El pasado lunes 11 de febrero, despertamos con la noticia de que el Sumo Pontífice, Benedicto XVI, había renunciado al ministerio de Obispo de Roma, por lo que, a partir del próximo 28 de febrero, a las 8:00 p.m., la sede de San Pedro quedará vacante y deberá convocarse el cónclave para la elección del nuevo Papa.
Ante semejante noticia, los comentarios y críticas no se hicieron esperar, tanto de los creyentes como de aquéllos que no lo son tanto; y como la naturaleza del ser humano y, sobre todo, del dominicano, le lleva a entender que siempre “hay gato entre macuto”, muchos se cuestionaron sobre las “verdaderas” razones que condujeron al Papa a tomar una decisión de tal envergadura.
De mi parte, y más allá de saludar la responsable decisióntomada por quien entiende que ya no cuenta con el vigor de cuerpo y de espíritu para ejercer en forma adecuada el ministerio que le fue encomendado, la renuncia del Sumo Pontífice me condujo, en primer lugar, a anhelar la renuncia de muchos individuos que representan lo más bajo y ruin de la sociedad dominicana.
"…con la noticia dada por el Papa el pasado lunes también me percaté de que los dominicanos vivimos en un estado de renuncia permanente"
Quiero la renuncia de todos aquellos funcionarios públicos que, a pesar de contar con las condiciones físicas para desempeñar el cargo en el cual han sido nombrados, carecen de toda aptitud intelectual y condición moral para ejercer sus funciones.
Quiero la renuncia de todo aquel soberbio que, valiéndose de ínfulas injustificadas de poder, pretende restar mérito y avasallar a todo ciudadano que ose cuestionar los manejos que da a los recursos del Estado que son puestos en sus manos, los cuales, en definitiva, utiliza para su provecho personal y el de sus familiares y allegados.
Quiero la renuncia de aquellos mal denominados “empleados al servicio del Estado Dominicano” que, de manera injustificada, medalaganaria e irrespetuosa, se auto-aumentan el elevado sueldo que devengan, por entender que el mismo resulta insuficiente para cubrir sus necesidades más perentorias.
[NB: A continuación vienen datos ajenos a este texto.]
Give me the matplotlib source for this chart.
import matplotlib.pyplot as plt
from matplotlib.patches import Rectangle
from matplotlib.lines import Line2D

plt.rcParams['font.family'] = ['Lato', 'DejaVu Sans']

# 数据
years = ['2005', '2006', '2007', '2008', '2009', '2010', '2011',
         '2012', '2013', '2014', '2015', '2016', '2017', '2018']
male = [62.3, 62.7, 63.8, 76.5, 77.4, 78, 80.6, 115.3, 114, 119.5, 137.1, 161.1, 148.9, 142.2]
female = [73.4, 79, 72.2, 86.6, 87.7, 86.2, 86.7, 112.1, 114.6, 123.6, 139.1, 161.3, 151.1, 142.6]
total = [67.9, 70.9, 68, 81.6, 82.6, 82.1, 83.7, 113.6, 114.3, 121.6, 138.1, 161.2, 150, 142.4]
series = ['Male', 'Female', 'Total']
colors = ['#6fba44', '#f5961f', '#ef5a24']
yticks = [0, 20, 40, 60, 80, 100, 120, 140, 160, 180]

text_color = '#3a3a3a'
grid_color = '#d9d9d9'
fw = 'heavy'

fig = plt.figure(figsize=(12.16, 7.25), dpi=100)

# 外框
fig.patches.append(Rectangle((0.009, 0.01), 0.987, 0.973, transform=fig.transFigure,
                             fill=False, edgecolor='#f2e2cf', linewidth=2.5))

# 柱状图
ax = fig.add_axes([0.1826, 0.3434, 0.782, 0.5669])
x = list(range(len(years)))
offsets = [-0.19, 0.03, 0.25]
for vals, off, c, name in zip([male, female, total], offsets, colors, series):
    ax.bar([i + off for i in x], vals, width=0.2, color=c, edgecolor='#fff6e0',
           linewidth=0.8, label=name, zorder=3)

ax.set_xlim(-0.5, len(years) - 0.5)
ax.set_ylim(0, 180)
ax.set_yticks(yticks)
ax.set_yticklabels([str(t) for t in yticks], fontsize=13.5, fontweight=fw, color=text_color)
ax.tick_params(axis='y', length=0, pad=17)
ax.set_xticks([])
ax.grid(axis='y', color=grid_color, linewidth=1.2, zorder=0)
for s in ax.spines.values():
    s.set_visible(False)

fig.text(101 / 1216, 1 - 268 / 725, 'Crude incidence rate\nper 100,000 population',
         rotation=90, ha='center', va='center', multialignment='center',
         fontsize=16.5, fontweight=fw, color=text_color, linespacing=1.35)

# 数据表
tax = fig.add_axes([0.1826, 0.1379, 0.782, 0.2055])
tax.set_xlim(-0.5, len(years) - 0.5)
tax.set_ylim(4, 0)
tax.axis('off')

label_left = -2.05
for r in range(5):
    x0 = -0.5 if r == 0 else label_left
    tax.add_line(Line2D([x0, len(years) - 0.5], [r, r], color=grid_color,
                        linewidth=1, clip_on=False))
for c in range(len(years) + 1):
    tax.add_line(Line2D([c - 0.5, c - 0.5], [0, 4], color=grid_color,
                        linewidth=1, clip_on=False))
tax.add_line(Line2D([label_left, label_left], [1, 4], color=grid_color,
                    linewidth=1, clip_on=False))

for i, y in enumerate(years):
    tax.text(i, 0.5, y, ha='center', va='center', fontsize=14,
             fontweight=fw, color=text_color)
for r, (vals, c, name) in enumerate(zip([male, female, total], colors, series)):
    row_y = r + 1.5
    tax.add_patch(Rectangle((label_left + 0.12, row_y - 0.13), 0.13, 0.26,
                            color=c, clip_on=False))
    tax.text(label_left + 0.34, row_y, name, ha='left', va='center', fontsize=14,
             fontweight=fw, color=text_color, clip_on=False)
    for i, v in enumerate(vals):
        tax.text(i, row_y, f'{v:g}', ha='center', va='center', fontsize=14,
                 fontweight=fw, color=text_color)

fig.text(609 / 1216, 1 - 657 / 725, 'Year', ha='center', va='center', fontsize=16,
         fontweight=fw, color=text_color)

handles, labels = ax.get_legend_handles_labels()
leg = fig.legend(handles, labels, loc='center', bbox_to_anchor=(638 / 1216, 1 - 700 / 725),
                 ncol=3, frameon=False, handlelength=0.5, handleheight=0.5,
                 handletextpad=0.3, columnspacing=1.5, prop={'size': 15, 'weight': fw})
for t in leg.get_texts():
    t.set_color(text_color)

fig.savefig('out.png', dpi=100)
Quiero la renuncia de todo aquel que se atreve o intenta mercadear con los bienes del dominio público del Estado como si fuesen bienes de su patrimonio personal, disfrazando tales actuaciones ilícitas con un pretendido manto de legitimidad que el más ingenuo de los infantes no es capaz de creer.
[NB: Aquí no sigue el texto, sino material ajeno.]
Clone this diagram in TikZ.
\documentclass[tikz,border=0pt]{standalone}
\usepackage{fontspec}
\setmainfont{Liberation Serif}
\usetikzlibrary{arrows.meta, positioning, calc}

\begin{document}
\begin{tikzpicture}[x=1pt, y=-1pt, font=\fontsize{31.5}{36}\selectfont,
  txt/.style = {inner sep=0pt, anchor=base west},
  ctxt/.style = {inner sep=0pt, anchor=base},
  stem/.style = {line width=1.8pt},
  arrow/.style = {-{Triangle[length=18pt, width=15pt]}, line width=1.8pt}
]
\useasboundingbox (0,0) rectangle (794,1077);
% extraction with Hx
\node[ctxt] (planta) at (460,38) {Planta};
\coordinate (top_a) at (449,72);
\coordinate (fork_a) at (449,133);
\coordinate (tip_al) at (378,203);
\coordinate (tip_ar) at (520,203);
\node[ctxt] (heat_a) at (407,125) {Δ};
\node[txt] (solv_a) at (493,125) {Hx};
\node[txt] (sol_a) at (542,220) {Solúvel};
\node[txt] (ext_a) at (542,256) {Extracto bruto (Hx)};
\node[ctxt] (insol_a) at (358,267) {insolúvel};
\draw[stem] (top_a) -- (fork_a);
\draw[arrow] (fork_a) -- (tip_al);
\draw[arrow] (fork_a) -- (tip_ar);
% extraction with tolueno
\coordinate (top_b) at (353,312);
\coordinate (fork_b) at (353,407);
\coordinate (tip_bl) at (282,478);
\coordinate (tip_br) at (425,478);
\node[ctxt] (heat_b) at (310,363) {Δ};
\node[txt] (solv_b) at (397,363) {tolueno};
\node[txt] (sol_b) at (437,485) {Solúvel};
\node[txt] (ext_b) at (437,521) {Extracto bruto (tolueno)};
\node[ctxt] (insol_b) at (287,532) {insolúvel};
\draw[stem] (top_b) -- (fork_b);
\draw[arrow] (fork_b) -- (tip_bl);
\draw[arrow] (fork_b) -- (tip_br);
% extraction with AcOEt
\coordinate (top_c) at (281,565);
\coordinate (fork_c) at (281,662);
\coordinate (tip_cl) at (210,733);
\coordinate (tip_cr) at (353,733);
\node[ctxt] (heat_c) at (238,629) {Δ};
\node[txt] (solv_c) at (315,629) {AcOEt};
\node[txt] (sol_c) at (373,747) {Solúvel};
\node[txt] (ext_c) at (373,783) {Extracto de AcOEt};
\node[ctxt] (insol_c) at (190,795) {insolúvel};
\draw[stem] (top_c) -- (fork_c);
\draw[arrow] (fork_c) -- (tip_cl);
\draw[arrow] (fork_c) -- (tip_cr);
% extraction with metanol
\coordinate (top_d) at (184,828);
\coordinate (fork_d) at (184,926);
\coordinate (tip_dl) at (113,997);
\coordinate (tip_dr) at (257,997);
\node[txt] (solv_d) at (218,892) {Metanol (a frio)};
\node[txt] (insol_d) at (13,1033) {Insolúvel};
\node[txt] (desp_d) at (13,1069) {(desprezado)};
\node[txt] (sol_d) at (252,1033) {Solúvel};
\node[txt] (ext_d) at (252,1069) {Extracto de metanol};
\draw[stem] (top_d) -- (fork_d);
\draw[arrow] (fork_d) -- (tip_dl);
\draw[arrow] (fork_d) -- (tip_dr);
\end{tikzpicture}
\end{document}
Quiero la renuncia de todo el legislador que, faltando al voto de confianza depositado en él por quienes cometieron el error de elegirlo para que los represente en el Congreso, vota a favor de proyectos de ley que sabe perjudiciales para el Estado Dominicano o, lo que es aún peor, sin siquiera haberlos leído.
Quiero la renuncia de todo el político que, sin importar lo que le cueste, sólo aspira a llegar al poder para satisfacer sus aires de grandeza, mas no para servir al país cuyas riendas pretende asumir.
Ahora bien, con la noticia dada por el Papa el pasado lunes también me percaté de que los dominicanos vivimos en un estado de renuncia permanente.
Renunciamos, la mayor parte de las veces, a exigir que se nos rindan cuentas del uso dado a los fondos públicos, pues olvidamos, al parecer, que los funcionarios que ocupan cargos en el gobierno de turno no han sido premiados con una “beca”, sino que están llamados a desempeñar sus funciones de conformidad con los mejores intereses del Estado Dominicano.
Renunciamos a exigir justicia y condena para los corruptos, porque nos hemos acostumbrado a ver los actos de corrupción y de despilfarro de los fondos del Estado como parte de la idiosincrasia del dominicano, contra la cual no se puede luchar.
Renunciamos a protestar contra los abusos del Gobierno y de las autoridades, contra la imposición de nuevos impuestos destinados a exprimir aún más al contribuyente y a privarle de los exiguos recursos con que todavía cuenta, porque entendemos que por más que se grite y patalee, nada cambiará.
Renunciamos a reclamar leyes más justas y razonables, ya sea porque, en virtud de un razonamiento egoísta, consideramos que mientras una determinada ley no nos afecte de manera directa, “ése no es problema mío”; o porque, por un razonamiento simplista, llegamos a la conclusión de que ya no hay nada que se pueda hacer y que “es mejor dejar las cosas así”.
Y tú, ¿quieres la renuncia de alguien? Y tú, ¿a qué has renunciado?